-- Exercise input start --

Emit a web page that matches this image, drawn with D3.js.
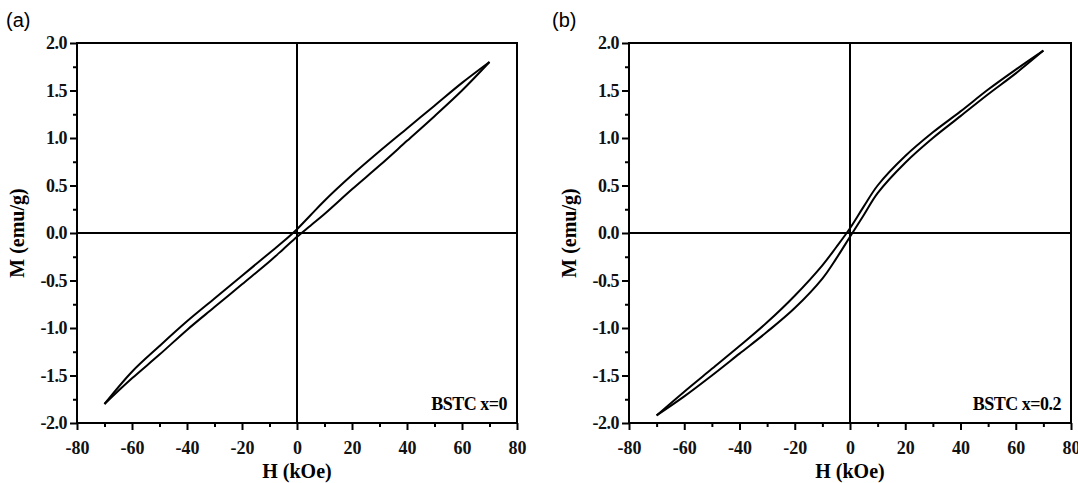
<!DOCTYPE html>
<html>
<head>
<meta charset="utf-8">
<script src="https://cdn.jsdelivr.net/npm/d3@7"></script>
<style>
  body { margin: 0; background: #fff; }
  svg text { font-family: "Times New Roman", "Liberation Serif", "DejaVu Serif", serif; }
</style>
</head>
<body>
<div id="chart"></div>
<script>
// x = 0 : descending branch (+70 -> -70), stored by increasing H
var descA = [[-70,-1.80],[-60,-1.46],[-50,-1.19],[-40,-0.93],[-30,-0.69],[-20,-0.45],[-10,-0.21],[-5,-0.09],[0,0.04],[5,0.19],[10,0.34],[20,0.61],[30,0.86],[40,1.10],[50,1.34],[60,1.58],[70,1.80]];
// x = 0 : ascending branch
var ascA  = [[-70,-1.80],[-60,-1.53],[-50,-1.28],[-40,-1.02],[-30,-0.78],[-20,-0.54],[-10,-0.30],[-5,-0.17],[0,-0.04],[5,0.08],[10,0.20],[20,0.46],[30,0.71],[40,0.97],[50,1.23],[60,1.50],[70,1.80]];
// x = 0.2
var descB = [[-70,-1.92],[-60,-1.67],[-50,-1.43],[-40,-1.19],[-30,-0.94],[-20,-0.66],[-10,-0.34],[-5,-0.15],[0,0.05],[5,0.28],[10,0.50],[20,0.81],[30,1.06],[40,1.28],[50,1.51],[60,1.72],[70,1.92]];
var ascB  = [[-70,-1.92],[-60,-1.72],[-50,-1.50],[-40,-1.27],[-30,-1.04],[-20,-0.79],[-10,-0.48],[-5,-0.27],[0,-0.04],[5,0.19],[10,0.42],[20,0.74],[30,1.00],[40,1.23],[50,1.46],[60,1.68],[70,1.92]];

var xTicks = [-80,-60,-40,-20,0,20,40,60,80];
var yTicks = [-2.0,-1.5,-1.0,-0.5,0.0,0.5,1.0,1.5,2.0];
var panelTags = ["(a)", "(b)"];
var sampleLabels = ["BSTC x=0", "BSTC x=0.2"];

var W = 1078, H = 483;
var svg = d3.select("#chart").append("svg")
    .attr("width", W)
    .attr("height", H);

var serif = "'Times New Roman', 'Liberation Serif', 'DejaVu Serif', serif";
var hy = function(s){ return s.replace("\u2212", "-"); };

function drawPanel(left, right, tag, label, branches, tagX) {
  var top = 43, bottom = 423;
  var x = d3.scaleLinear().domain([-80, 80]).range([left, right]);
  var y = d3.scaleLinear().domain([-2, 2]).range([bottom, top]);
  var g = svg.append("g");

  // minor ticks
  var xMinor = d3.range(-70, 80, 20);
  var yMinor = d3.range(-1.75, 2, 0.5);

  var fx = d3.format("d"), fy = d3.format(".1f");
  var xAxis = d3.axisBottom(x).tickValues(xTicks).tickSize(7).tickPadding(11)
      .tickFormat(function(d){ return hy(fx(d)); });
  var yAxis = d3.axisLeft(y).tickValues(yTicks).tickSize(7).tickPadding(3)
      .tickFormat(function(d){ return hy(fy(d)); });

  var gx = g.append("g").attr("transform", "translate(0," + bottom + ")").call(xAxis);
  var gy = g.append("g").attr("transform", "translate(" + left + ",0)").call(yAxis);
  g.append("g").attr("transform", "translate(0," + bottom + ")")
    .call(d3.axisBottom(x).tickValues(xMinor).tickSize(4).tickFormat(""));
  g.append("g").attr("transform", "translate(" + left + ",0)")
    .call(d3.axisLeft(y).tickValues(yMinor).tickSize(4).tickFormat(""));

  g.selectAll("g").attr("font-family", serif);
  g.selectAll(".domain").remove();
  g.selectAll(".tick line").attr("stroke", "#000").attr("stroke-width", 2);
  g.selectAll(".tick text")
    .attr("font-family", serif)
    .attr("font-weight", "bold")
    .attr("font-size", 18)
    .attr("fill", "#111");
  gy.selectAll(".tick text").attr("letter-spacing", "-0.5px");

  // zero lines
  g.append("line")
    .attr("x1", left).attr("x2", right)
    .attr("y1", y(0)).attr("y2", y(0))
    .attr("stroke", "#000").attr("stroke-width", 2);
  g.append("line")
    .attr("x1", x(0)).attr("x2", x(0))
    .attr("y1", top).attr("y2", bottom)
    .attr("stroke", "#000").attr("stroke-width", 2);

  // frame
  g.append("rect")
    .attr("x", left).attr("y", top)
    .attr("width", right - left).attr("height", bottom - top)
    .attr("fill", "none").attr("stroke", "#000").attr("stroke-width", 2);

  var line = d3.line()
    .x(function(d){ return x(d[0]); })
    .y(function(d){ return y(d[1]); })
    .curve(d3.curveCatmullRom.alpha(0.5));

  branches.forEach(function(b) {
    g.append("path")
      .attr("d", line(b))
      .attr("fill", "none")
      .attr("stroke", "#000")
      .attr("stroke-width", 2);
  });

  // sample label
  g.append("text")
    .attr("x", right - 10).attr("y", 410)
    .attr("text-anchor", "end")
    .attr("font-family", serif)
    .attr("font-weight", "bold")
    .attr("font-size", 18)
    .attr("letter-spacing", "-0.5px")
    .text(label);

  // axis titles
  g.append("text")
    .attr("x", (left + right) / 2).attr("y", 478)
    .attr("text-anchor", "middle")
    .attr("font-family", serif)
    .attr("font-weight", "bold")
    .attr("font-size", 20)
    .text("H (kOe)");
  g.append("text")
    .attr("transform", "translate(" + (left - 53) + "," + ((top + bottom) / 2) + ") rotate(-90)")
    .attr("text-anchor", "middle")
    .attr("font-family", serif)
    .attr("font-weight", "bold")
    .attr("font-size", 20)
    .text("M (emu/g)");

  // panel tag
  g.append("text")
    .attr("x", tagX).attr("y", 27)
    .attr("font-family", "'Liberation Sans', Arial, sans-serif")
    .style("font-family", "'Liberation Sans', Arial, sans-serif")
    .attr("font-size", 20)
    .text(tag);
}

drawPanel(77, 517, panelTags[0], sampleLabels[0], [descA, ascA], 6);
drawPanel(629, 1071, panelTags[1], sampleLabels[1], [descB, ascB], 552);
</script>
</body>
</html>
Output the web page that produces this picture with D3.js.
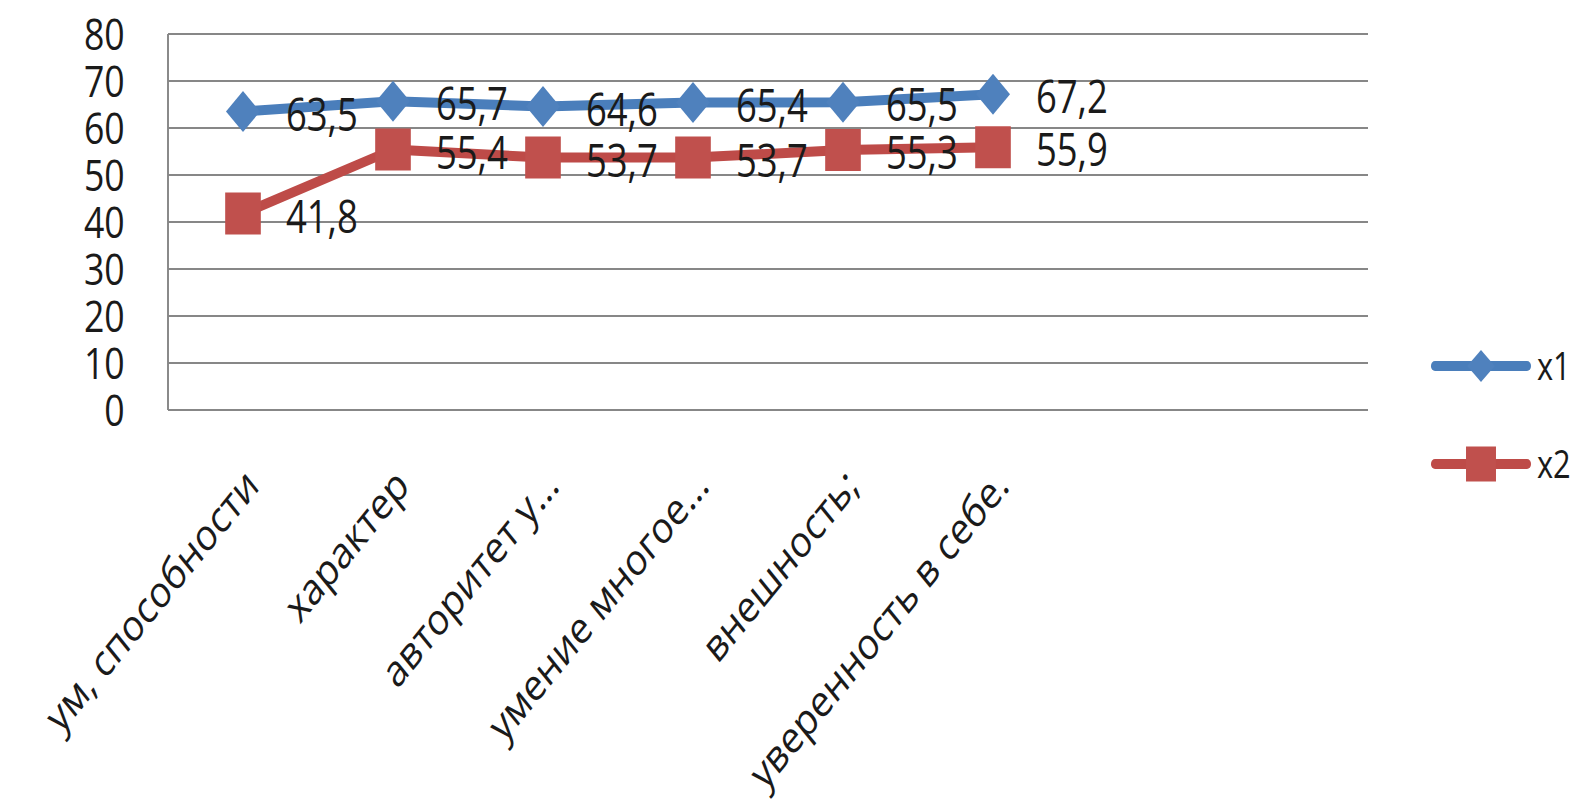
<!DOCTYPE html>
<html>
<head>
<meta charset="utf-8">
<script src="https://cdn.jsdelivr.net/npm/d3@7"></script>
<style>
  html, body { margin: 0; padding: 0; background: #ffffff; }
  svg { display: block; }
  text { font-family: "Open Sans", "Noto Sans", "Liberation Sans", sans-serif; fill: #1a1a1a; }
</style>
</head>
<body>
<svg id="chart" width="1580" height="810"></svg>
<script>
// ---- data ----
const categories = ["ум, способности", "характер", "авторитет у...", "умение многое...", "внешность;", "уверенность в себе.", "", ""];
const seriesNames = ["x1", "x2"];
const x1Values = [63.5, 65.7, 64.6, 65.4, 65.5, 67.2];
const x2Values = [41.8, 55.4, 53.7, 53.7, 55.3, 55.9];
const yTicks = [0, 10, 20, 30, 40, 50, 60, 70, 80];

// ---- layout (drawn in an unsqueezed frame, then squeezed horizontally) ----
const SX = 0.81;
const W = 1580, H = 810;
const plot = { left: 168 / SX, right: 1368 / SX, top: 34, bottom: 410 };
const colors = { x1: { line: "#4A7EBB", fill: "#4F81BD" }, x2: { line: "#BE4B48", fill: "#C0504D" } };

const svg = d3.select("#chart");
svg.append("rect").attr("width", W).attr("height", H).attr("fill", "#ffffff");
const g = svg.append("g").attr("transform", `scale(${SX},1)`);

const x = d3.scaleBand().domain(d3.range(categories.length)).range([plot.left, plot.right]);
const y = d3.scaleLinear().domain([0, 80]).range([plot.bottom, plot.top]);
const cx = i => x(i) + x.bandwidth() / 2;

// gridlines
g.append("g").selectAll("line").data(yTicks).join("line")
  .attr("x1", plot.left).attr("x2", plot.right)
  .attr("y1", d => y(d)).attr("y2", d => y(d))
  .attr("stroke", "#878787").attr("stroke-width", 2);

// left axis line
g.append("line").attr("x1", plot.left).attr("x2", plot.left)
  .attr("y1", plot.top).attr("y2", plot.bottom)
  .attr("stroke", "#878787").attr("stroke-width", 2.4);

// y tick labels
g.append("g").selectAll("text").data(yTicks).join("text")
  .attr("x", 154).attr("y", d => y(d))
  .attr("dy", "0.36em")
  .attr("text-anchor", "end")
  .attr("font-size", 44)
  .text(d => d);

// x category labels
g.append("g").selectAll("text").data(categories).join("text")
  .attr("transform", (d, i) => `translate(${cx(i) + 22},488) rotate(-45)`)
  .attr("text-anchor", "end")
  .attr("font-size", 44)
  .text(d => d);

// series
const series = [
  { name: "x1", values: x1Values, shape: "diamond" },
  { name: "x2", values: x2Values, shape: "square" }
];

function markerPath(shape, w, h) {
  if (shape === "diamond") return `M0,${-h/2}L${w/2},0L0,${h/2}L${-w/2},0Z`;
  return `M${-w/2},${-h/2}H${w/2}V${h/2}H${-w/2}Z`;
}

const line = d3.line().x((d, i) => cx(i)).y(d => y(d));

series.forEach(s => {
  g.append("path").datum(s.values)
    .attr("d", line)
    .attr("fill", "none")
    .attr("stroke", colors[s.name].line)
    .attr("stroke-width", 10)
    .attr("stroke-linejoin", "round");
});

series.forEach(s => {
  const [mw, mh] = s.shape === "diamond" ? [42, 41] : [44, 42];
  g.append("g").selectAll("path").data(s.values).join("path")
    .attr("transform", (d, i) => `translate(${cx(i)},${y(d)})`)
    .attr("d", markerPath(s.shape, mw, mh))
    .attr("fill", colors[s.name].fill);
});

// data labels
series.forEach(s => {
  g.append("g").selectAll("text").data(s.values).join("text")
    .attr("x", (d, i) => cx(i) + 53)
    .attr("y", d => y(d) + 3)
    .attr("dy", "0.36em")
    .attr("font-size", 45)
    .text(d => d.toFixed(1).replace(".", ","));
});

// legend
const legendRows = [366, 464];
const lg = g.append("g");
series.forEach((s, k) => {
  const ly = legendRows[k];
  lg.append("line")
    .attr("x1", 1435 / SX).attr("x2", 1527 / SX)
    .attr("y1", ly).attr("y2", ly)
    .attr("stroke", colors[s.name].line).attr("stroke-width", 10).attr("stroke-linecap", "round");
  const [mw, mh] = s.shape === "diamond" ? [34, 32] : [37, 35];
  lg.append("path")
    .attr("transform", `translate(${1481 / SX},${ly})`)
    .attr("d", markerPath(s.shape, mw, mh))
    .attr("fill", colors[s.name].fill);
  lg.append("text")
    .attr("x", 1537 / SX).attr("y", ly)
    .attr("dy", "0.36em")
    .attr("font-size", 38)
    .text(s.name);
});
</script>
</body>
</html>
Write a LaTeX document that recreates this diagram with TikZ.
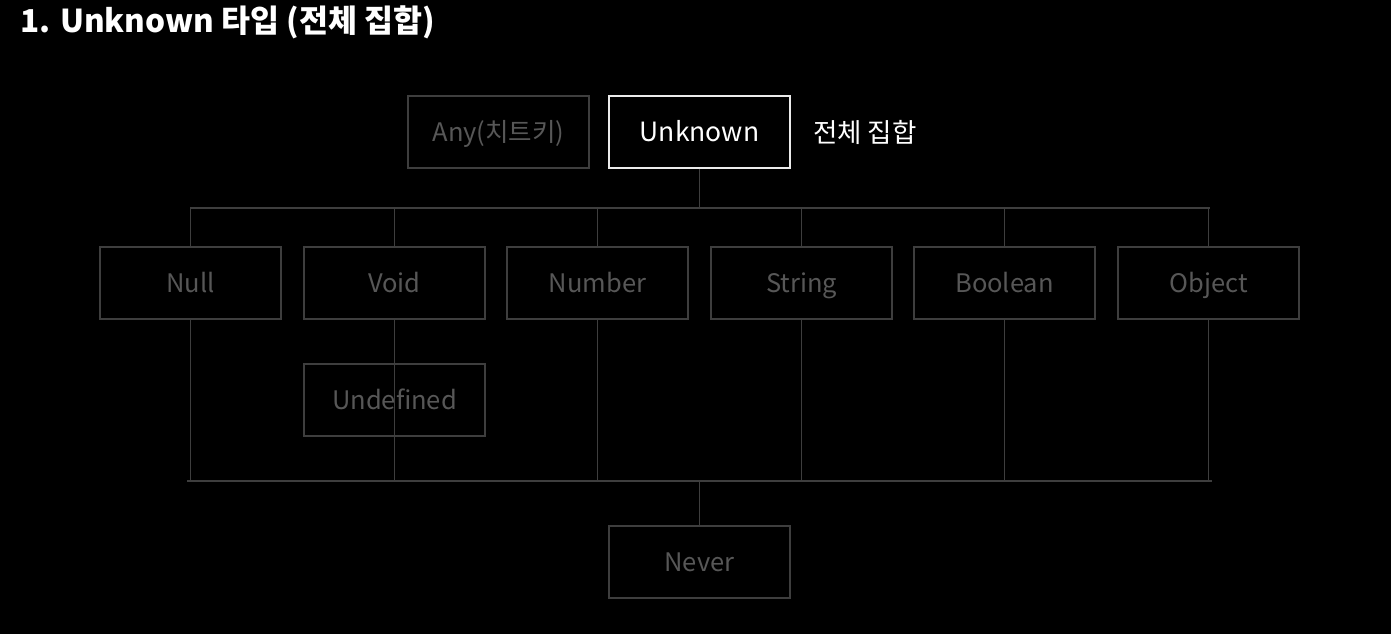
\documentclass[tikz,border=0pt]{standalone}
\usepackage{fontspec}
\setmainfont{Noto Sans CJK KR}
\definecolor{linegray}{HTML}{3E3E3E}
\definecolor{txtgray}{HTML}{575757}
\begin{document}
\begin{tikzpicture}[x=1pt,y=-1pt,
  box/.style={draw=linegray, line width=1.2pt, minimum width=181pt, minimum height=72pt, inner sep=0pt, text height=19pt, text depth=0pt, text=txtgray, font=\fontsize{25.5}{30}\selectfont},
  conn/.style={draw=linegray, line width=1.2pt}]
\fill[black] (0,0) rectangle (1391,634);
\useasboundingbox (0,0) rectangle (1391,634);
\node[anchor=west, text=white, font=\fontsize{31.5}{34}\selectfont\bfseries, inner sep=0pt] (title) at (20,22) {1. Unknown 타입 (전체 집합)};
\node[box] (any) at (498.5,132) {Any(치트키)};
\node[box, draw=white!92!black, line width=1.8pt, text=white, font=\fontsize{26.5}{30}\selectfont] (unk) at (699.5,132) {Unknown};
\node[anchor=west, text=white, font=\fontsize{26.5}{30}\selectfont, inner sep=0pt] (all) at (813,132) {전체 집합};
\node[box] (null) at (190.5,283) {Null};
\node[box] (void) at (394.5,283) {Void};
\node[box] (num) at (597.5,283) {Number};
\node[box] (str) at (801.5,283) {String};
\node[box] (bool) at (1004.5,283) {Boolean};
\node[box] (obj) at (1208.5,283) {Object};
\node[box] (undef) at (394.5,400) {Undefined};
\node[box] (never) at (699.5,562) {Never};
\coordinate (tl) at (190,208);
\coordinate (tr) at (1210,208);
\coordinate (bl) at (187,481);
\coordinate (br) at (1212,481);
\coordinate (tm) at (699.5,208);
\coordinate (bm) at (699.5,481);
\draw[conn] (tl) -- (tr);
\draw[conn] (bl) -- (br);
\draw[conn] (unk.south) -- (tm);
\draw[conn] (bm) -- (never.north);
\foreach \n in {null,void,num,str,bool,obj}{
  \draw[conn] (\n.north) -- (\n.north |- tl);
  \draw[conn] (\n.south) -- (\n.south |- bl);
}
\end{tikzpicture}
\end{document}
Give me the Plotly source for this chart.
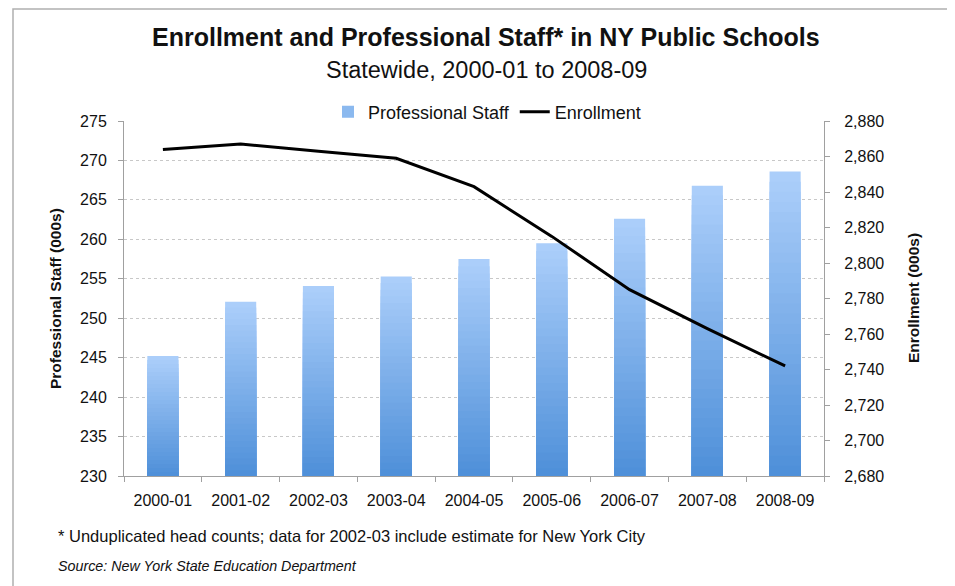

-- Exercise input end --

* _Your objective_
Count every line in the entries above where the word "chart" appears; respond with the number alone.

* _Exercise solution_
5